Gli eccessi dell'ideologia green
Macron vuole più rinnovabili e meno nucleare, ma occhio al fabbisogno
Il nucleare, in Francia, è un orgoglio nazionale. Assieme al Tgv, è il simbolo più nitido della grandeur e della spinta modernizzatrice impressa da generale De Gaulle, il padre della Quinta Repubblica. Ma da ieri, quello che fino a qualche anno fa era considerato come un santuario inscalfibile della potenza industriale esagonale è sul banco degli imputati. Il presidente francese, Emmanuel Macron, nel quadro della presentazione del Programma pluriennale per l’energia (Ppe), ha confermato che la quota nucleare verrà ridotta del 50 per cento entro il 2035, a favore delle energie rinnovabili. “Concretamente, 14 reattori da 900 megawatt saranno spenti da qui al 2035. Si comincerà nell’estate 2020 con la chiusura definitiva dei due reattori di Fessenheim (la centrale più vecchia di Francia, ndr)”, ha detto l’inquilino dell’Eliseo, prima di aggiungere: “Ridurre il ruolo dell’energia nucleare non significa rinunciarvi”.

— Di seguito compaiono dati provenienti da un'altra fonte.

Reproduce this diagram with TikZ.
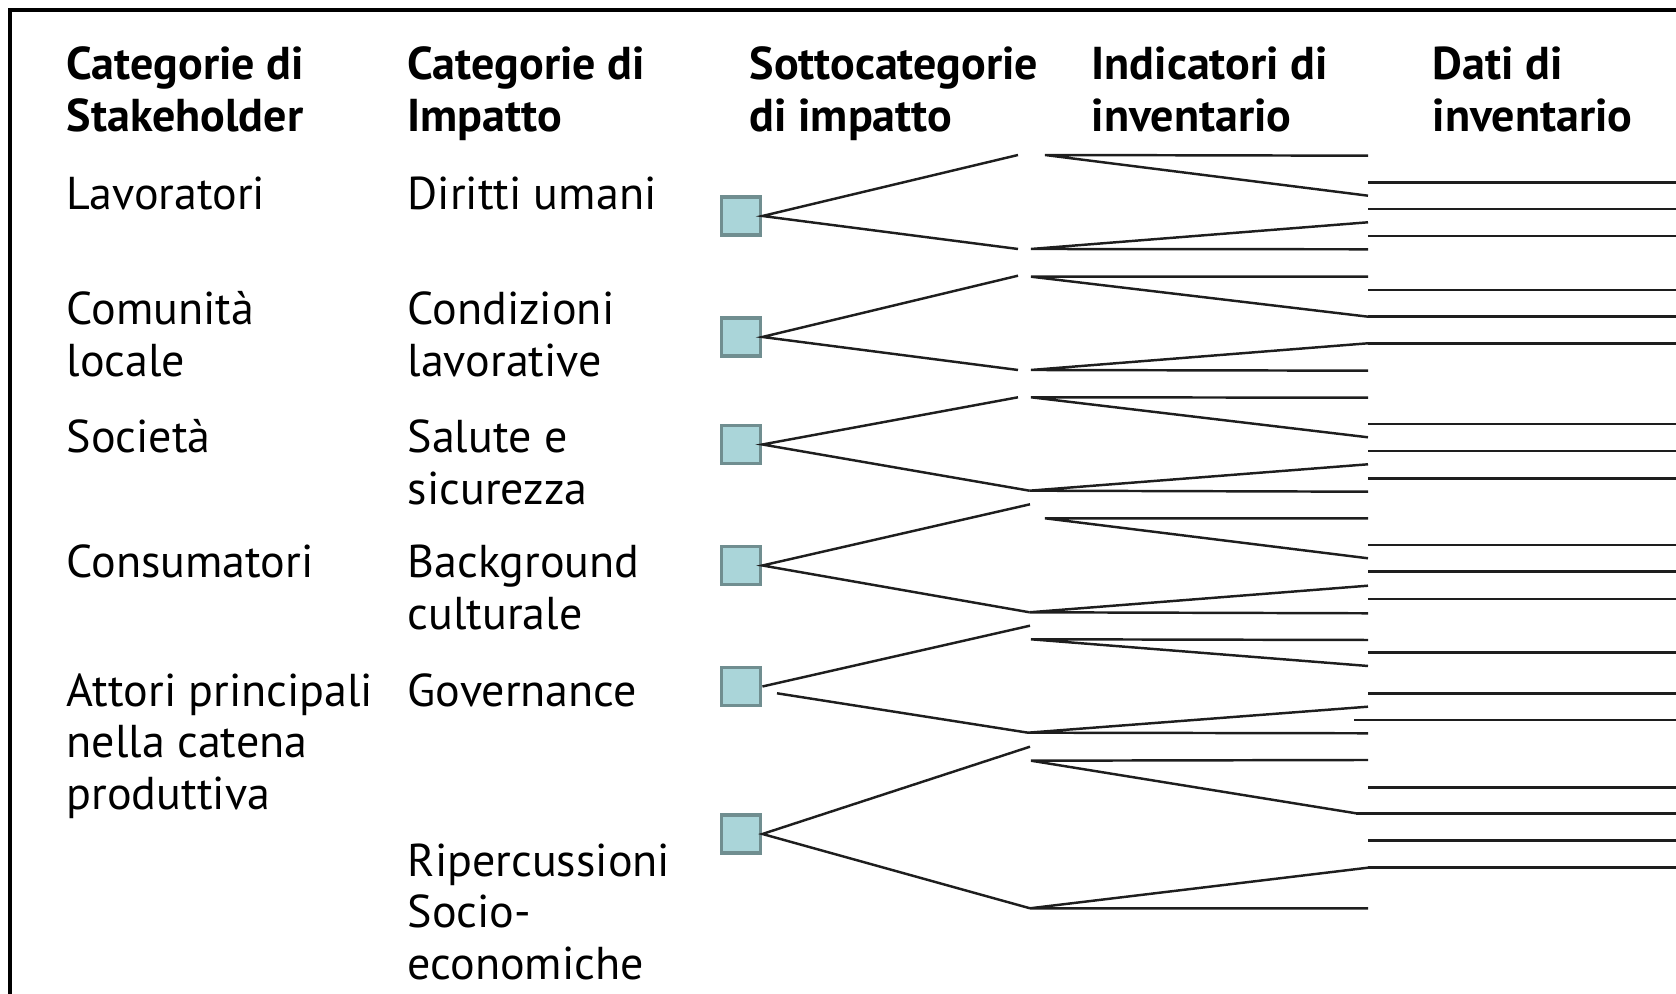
\documentclass[tikz,border=0pt]{standalone}
\usepackage{fontspec}
\setmainfont{PT Sans}
\usepackage{xcolor}
\usepackage{tikz}

\definecolor{boxfill}{RGB}{170,213,217}
\definecolor{boxline}{RGB}{112,142,144}
\definecolor{wire}{RGB}{30,30,30}

\tikzset{
  lbl/.style={anchor=base west, inner sep=0pt, align=left,
    font=\fontsize{13.1}{14.6}\selectfont},
  hdr/.style={lbl, font=\fontsize{13.1}{14.6}\selectfont\bfseries},
  sub/.style={draw=boxline, fill=boxfill, line width=1.1pt,
    minimum width=0.39cm, minimum height=0.38cm, inner sep=0pt},
  wire/.style={draw=wire, line width=0.7pt}
}

\begin{document}
\begin{tikzpicture}
\useasboundingbox (0,0) rectangle (16.76,-9.94);
\draw[line width=1pt] (0.10,-9.94) -- (0.10,-0.10) -- (16.76,-0.10);

% column heads (base = last line)
\node[hdr] (hd1) at (0.66,-1.313) {Categorie di\\Stakeholder};
\node[hdr] (hd2) at (4.07,-1.313) {Categorie di\\Impatto};
\node[hdr] (hd3) at (7.49,-1.313) {Sottocategorie\\di impatto};
\node[hdr] (hd4) at (10.91,-1.313) {Indicatori di\\inventario};
\node[hdr] (hd5) at (14.32,-1.313) {Dati di\\inventario};

% stakeholders
\node[lbl] (st1) at (0.66,-2.095) {Lavoratori};
\node[lbl] (st2) at (0.66,-3.763) {Comunità\\locale};
\node[lbl] (st3) at (0.66,-4.53) {Società};
\node[lbl] (st4) at (0.66,-5.78) {Consumatori};
\node[lbl] (st5) at (0.66,-8.091) {Attori principali\\nella catena\\produttiva};

% impact categories
\node[lbl] (ic1) at (4.07,-2.095) {Diritti umani};
\node[lbl] (ic2) at (4.07,-3.763) {Condizioni\\lavorative};
\node[lbl] (ic3) at (4.07,-5.043) {Salute e\\sicurezza};
\node[lbl] (ic4) at (4.07,-6.293) {Background\\culturale};
\node[lbl] (ic5) at (4.07,-7.065) {Governance};
\node[lbl] (ic6) at (4.07,-9.791) {Ripercussioni\\Socio-\\economiche};

% subcategory boxes
\node[sub] (q1) at (7.41,-2.16) {};
\node[sub] (q2) at (7.41,-3.37) {};
\node[sub] (q3) at (7.41,-4.445) {};
\node[sub] (q4) at (7.41,-5.655) {};
\node[sub] (q5) at (7.41,-6.865) {};
\node[sub] (q6) at (7.41,-8.34) {};

% branch ends
\coordinate (q1u) at (10.18,-1.55);
\coordinate (q1d) at (10.18,-2.49);
\coordinate (q2u) at (10.18,-2.757);
\coordinate (q2d) at (10.18,-3.70);
\coordinate (q3u) at (10.18,-3.973);
\coordinate (q3d) at (10.295,-4.907);
\coordinate (q4u) at (10.30,-5.043);
\coordinate (q4d) at (10.295,-6.123);
\coordinate (q5u) at (10.30,-6.257);
\coordinate (q5s) at (7.77,-6.933);
\coordinate (q5d) at (10.28,-7.327);
\coordinate (q6u) at (10.30,-7.467);
\coordinate (q6d) at (10.30,-9.083);

\draw[wire] (q1u) -- (q1.east) -- (q1d);
\draw[wire] (q2u) -- (q2.east) -- (q2d);
\draw[wire] (q3u) -- (q3.east) -- (q3d);
\draw[wire] (q4u) -- (q4.east) -- (q4d);
\draw[wire] (q5u) -- (q5.east);
\draw[wire] (q5s) -- (q5d);
\draw[wire] (q6u) -- (q6.east) -- (q6d);

% indicators
\coordinate (i1u) at (10.45,-1.55);
\coordinate (h1u) at (13.68,-1.557);
\coordinate (g1u) at (13.68,-1.957);
\coordinate (i1d) at (10.31,-2.49);
\coordinate (h1d) at (13.68,-2.493);
\coordinate (g1d) at (13.68,-2.223);
\coordinate (i2u) at (10.31,-2.767);
\coordinate (h2u) at (13.68,-2.767);
\coordinate (g2u) at (13.68,-3.167);
\coordinate (i2d) at (10.31,-3.70);
\coordinate (h2d) at (13.68,-3.707);
\coordinate (g2d) at (13.68,-3.433);
\coordinate (i3u) at (10.31,-3.973);
\coordinate (h3u) at (13.68,-3.977);
\coordinate (g3u) at (13.68,-4.373);
\coordinate (i3d) at (10.295,-4.907);
\coordinate (h3d) at (13.68,-4.917);
\coordinate (g3d) at (13.68,-4.643);
\coordinate (i4u) at (10.45,-5.183);
\coordinate (h4u) at (13.68,-5.183);
\coordinate (g4u) at (13.68,-5.583);
\coordinate (i4d) at (10.295,-6.123);
\coordinate (h4d) at (13.68,-6.133);
\coordinate (g4d) at (13.68,-5.857);
\coordinate (i5u) at (10.31,-6.393);
\coordinate (h5u) at (13.68,-6.40);
\coordinate (g5u) at (13.68,-6.66);
\coordinate (i5d) at (10.28,-7.327);
\coordinate (h5d) at (13.68,-7.333);
\coordinate (g5d) at (13.68,-7.067);
\coordinate (i6u) at (10.31,-7.607);
\coordinate (h6u) at (13.68,-7.60);
\coordinate (g6u) at (13.56,-8.133);
\coordinate (i6d) at (10.30,-9.083);
\coordinate (h6d) at (13.68,-9.083);
\coordinate (g6d) at (13.68,-8.677);

\draw[wire] (h1u) -- (i1u) -- (g1u);
\draw[wire] (h1d) -- (i1d) -- (g1d);
\draw[wire] (h2u) -- (i2u) -- (g2u);
\draw[wire] (h2d) -- (i2d) -- (g2d);
\draw[wire] (h3u) -- (i3u) -- (g3u);
\draw[wire] (h3d) -- (i3d) -- (g3d);
\draw[wire] (h4u) -- (i4u) -- (g4u);
\draw[wire] (h4d) -- (i4d) -- (g4d);
\draw[wire] (h5u) -- (i5u) -- (g5u);
\draw[wire] (h5d) -- (i5d) -- (g5d);
\draw[wire] (h6u) -- (i6u) -- (g6u);
\draw[wire] (h6d) -- (i6d) -- (g6d);

% inventory data
\coordinate (d1a) at (13.68,-1.823);  \coordinate (d1b) at (16.76,-1.823);
\coordinate (d2a) at (13.68,-2.09);   \coordinate (d2b) at (16.76,-2.09);
\coordinate (d3a) at (13.68,-2.36);   \coordinate (d3b) at (16.76,-2.36);
\coordinate (d4a) at (13.68,-2.90);   \coordinate (d4b) at (16.76,-2.90);
\coordinate (d5b) at (16.76,-3.167);
\coordinate (d6b) at (16.76,-3.433);
\coordinate (d7a) at (13.68,-4.24);   \coordinate (d7b) at (16.76,-4.24);
\coordinate (d8a) at (13.68,-4.51);   \coordinate (d8b) at (16.76,-4.51);
\coordinate (d9a) at (13.68,-4.783);  \coordinate (d9b) at (16.76,-4.783);
\coordinate (d10a) at (13.68,-5.45);  \coordinate (d10b) at (16.76,-5.45);
\coordinate (d11a) at (13.68,-5.717); \coordinate (d11b) at (16.76,-5.717);
\coordinate (d12a) at (13.68,-5.99);  \coordinate (d12b) at (16.76,-5.99);
\coordinate (d13a) at (13.68,-6.527); \coordinate (d13b) at (16.76,-6.527);
\coordinate (d14a) at (13.68,-6.933); \coordinate (d14b) at (16.76,-6.933);
\coordinate (d15a) at (13.54,-7.20);  \coordinate (d15b) at (16.76,-7.20);
\coordinate (d16a) at (13.68,-7.873); \coordinate (d16b) at (16.76,-7.873);
\coordinate (d17b) at (16.76,-8.133);
\coordinate (d18a) at (13.68,-8.407); \coordinate (d18b) at (16.76,-8.407);
\coordinate (d19b) at (16.76,-8.677);

\draw[wire] (d1a) -- (d1b);
\draw[wire] (d2a) -- (d2b);
\draw[wire] (d3a) -- (d3b);
\draw[wire] (d4a) -- (d4b);
\draw[wire] (g2u) -- (d5b);
\draw[wire] (g2d) -- (d6b);
\draw[wire] (d7a) -- (d7b);
\draw[wire] (d8a) -- (d8b);
\draw[wire] (d9a) -- (d9b);
\draw[wire] (d10a) -- (d10b);
\draw[wire] (d11a) -- (d11b);
\draw[wire] (d12a) -- (d12b);
\draw[wire] (d13a) -- (d13b);
\draw[wire] (d14a) -- (d14b);
\draw[wire] (d15a) -- (d15b);
\draw[wire] (d16a) -- (d16b);
\draw[wire] (g6u) -- (d17b);
\draw[wire] (d18a) -- (d18b);
\draw[wire] (g6d) -- (d19b);
\end{tikzpicture}
\end{document}
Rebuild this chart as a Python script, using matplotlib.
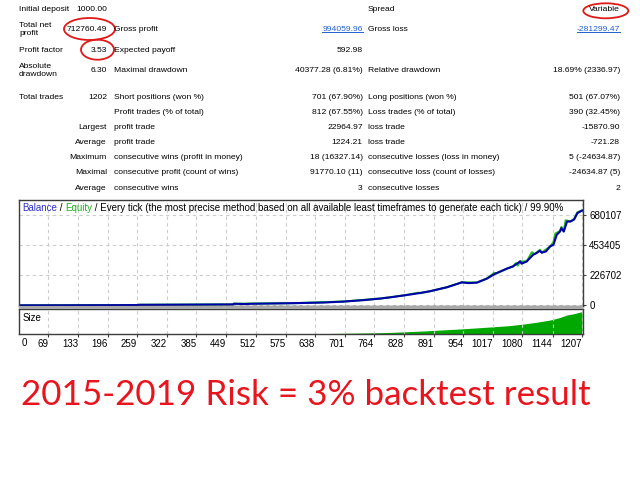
import matplotlib
matplotlib.use("Agg")
import matplotlib.pyplot as plt
from matplotlib.patches import Ellipse, Rectangle
from matplotlib.lines import Line2D

# report table (rows top to bottom)
col1_label = ["Initial deposit", "Total net\nprofit", "Profit factor", "Absolute\ndrawdown", "Total trades",
              "", "Largest", "Average", "Maximum", "Maximal", "Average"]
col1_value = ["1000.00", "712760.49", "3.53", "6.30", "1202", "", "", "", "", "", ""]
col2_label = ["", "Gross profit", "Expected payoff", "Maximal drawdown", "Short positions (won %)",
              "Profit trades (% of total)", "profit trade", "profit trade",
              "consecutive wins (profit in money)", "consecutive profit (count of wins)", "consecutive wins"]
col2_value = ["", "994059.96", "592.98", "40377.28 (6.81%)", "701 (67.90%)", "812 (67.55%)",
              "22964.97", "1224.21", "18 (16327.14)", "91770.10 (11)", "3"]
col3_label = ["Spread", "Gross loss", "", "Relative drawdown", "Long positions (won %)",
              "Loss trades (% of total)", "loss trade", "loss trade",
              "consecutive losses (loss in money)", "consecutive loss (count of losses)", "consecutive losses"]
col3_value = ["Variable", "-281299.47", "", "18.69% (2336.97)", "501 (67.07%)", "390 (32.45%)",
              "-15870.90", "-721.28", "5 (-24634.87)", "-24634.87 (5)", "2"]

# balance / equity curve (trade number, money)
bal_trade = [0, 100, 200, 260, 262, 350, 463, 465, 488, 500, 588, 656, 698, 741, 777, 800, 830, 855,
             883, 919, 951, 965, 983, 1004, 1022, 1047, 1060, 1075, 1078, 1089, 1103, 1110, 1117, 1121,
             1130, 1139, 1146, 1153, 1160, 1163, 1168, 1175, 1182, 1190, 1197, 1207]
bal_value = [1000, 1400, 2200, 3000, 5000, 6000, 8000, 13000, 10500, 12500, 17000, 22000, 29000, 40000,
             52000, 62000, 77000, 90000, 107000, 137000, 174000, 168000, 172000, 202000, 239000, 277000,
             294000, 331000, 314000, 331000, 382000, 394000, 411000, 397000, 406000, 444000, 456000,
             531000, 556000, 581000, 556000, 631000, 631000, 646000, 694000, 713760]
eq_trade = [0, 260, 262, 463, 465, 600, 700, 777, 830, 858, 862, 883, 919, 951, 983, 1004, 1020, 1024,
            1047, 1060, 1066, 1070, 1075, 1089, 1100, 1106, 1117, 1121, 1139, 1146, 1150, 1160, 1163,
            1168, 1172, 1178, 1182, 1190, 1197, 1207]
eq_value = [1000, 3000, 5000, 8000, 13000, 18000, 30000, 52000, 77000, 96000, 92000, 107000, 137000,
            174000, 172000, 202000, 245000, 240000, 277000, 294000, 318000, 300000, 331000, 331000,
            400000, 385000, 418000, 397000, 444000, 475000, 540000, 560000, 590000, 556000, 640000,
            635000, 631000, 650000, 700000, 713760]

# lot size panel
size_trade = [7, 300, 500, 650, 756, 800, 870, 950, 1011, 1050, 1081, 1110, 1139, 1160, 1175, 1190, 1207]
size_lots = [0.1, 0.4, 1.3, 2.2, 4.5, 6.0, 10.5, 17, 23, 27, 32, 38, 45, 53, 61, 65, 71.5]

y_ticks = [0, 226702, 453405, 680107]
x_ticks = [69, 133, 196, 259, 322, 385, 449, 512, 575, 638, 701, 764, 828, 891, 954, 1017, 1080, 1144, 1207]

W, H = 640, 480
def fx(x):
    return x / W
def fy(y):
    return 1 - y / H

plt.rcParams['font.family'] = ['Liberation Sans', 'DejaVu Sans']
fig = plt.figure(figsize=(6.4, 4.8), dpi=100)
fig.patch.set_facecolor('white')

fs = 6.1
link = '#2060d0'
rows_y = [9.3, 29.3, 50, 70, 97.5, 112.3, 127.7, 142.3, 157.7, 172.3, 188.3]
links = []
for i, y in enumerate(rows_y):
    if i < 5:
        fig.text(fx(19), fy(y), col1_label[i], fontsize=fs, va='center', ha='left', linespacing=1.2)
    else:
        fig.text(fx(107), fy(y), col1_label[i], fontsize=fs, va='center', ha='right')
    fig.text(fx(107), fy(y), col1_value[i], fontsize=fs, va='center', ha='right')
    fig.text(fx(114), fy(y), col2_label[i], fontsize=fs, va='center', ha='left')
    c = link if i == 1 else 'black'
    t = fig.text(fx(362.7), fy(y), col2_value[i], fontsize=fs, va='center', ha='right', color=c)
    if i == 1:
        links.append(t)
    fig.text(fx(368), fy(y), col3_label[i], fontsize=fs, va='center', ha='left')
    t = fig.text(fx(620), fy(y), col3_value[i], fontsize=fs, va='center', ha='right', color=c)
    if i == 1:
        links.append(t)

# red marks
for cx, cy, w, h in [(89.5, 29, 51, 22), (97.5, 49.7, 33, 20), (605.8, 10.8, 45, 15)]:
    fig.patches.append(Ellipse((fx(cx), fy(cy)), w / W, h / H, transform=fig.transFigure,
                               fill=False, edgecolor='#e01818', lw=1.3))

# main chart
frame = '#3c3c3c'
grid_kw = dict(color='#cccccc', lw=0.8, ls=(0, (3, 3)))
ax = fig.add_axes([fx(19), fy(306), 564 / W, (306 - 199.7) / H])
ax.plot(eq_trade, eq_value, color='#20c020', lw=1.5)
ax.plot(bal_trade, bal_value, color='#0000aa', lw=1.5)
ax.set_xlim(7, 1209)
ax.set_ylim(-4000, 795000)
ax.set_xticks(x_ticks)
ax.set_yticks(y_ticks)
ax.set_yticklabels([str(v) for v in y_ticks])
ax.yaxis.tick_right()
ax.tick_params(axis='x', length=0, labelbottom=False)
ax.tick_params(axis='y', direction='out', length=2.5, labelsize=7, pad=2, color=frame)
ax.grid(True, **grid_kw)
for s in ax.spines.values():
    s.set_color(frame)
    s.set_linewidth(1.0)

# size panel
ax2 = fig.add_axes([fx(19), fy(334.3), 564 / W, (334.3 - 308.6) / H])
ax2.fill_between(size_trade, size_lots, color='#00a800', lw=0)
ax2.set_xlim(7, 1209)
ax2.set_ylim(0, 81)
ax2.set_yticks([])
ax2.set_xticks(x_ticks)
ax2.set_xticklabels([str(v) for v in x_ticks], ha='right')
ax2.tick_params(axis='x', direction='out', length=2, labelsize=7, pad=1.5, color=frame)
ax2.grid(True, axis='x', **grid_kw)
for s in ax2.spines.values():
    s.set_color(frame)
    s.set_linewidth(1.0)
ax2.text(0.005, -0.14, "0", transform=ax2.transAxes, fontsize=7, ha='left', va='top')
fig.text(fx(22.3), fy(317.7), "Size", fontsize=7, va='center')
fig.patches.append(Rectangle((fx(19), fy(308.6)), 564 / W, 2.6 / H, transform=fig.transFigure,
                             facecolor='#a8a8a8', edgecolor='none'))

# chart caption in pieces
fig.canvas.draw()
r = fig.canvas.get_renderer()
for t in links:
    bb = t.get_window_extent(r)
    fig.lines.append(Line2D([bb.x0 / W, bb.x1 / W], [(bb.y0 + 0.5) / H] * 2,
                            transform=fig.transFigure, color=link, lw=0.7))
xc = fx(22)
parts = [("Balance", '#3030c8'), (" / ", 'black'), ("Equity", '#20b020'),
         (" / Every tick (the most precise method based on all available least timeframes to generate each tick) / 99.90%", 'black')]
for s, c in parts:
    t = fig.text(xc, fy(207.7), s, color=c, fontsize=7, va='center', ha='left')
    xc = t.get_window_extent(r).x1 / W

# big caption, sized to span the reference width
big = fig.text(fx(21), fy(405), "2015-2019 Risk = 3% backtest result", fontfamily='Lato',
               color='#e8141e', fontsize=32, va='baseline', ha='left')
wpx = big.get_window_extent(r).width
big.set_fontsize(32 * 570 / wpx)

fig.savefig("out.png", dpi=100)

Ma nonostante questa frase, destinata a rassicurare Edf, il colosso dell’energia francese, e tutti gli attori che lavorano nel settore nucleare, c’è molta inquietudine. Come verrà compensata tutta questa perdita in termini di produzione di elettricità? Le energie rinnovabili, eolico e fotovoltaico – che Macron vuole sostenere con 8 miliardi di finanziamenti all’anno – basteranno per garantire il fabbisogno energetico del paese? “Poiché vegliamo sul potere d’acquisto dei francesi, saremo esigenti con i professionisti del settore sull’abbassamento dei costi”, ha detto il capo dello stato, consapevole che la bolletta elettrica francese, grazie al nucleare, è la più bassa d’Europa, e che questo record positivo deve essere mantenuto nel paese che in questi giorni è tormentato dalla protesta dei “gilet gialli” contro il caro-benzina. L’altra dichiarazione che ha fatto storcere il naso ai giganti dell’energia esagonale è che la Francia non deciderà nell’immediato la costruzione di nuovi Epr, i reattori di ultima generazione, ma aspetterà almeno fino al 2021: un rinvio che non fa ben sperare gli addetti ai lavori. Bene la chiusura delle centrali vetuste e dunque più a rischio come quella di Fessenheim, ma attenzione a non sacrificare il nucleare sull’altare dell’ideologia green.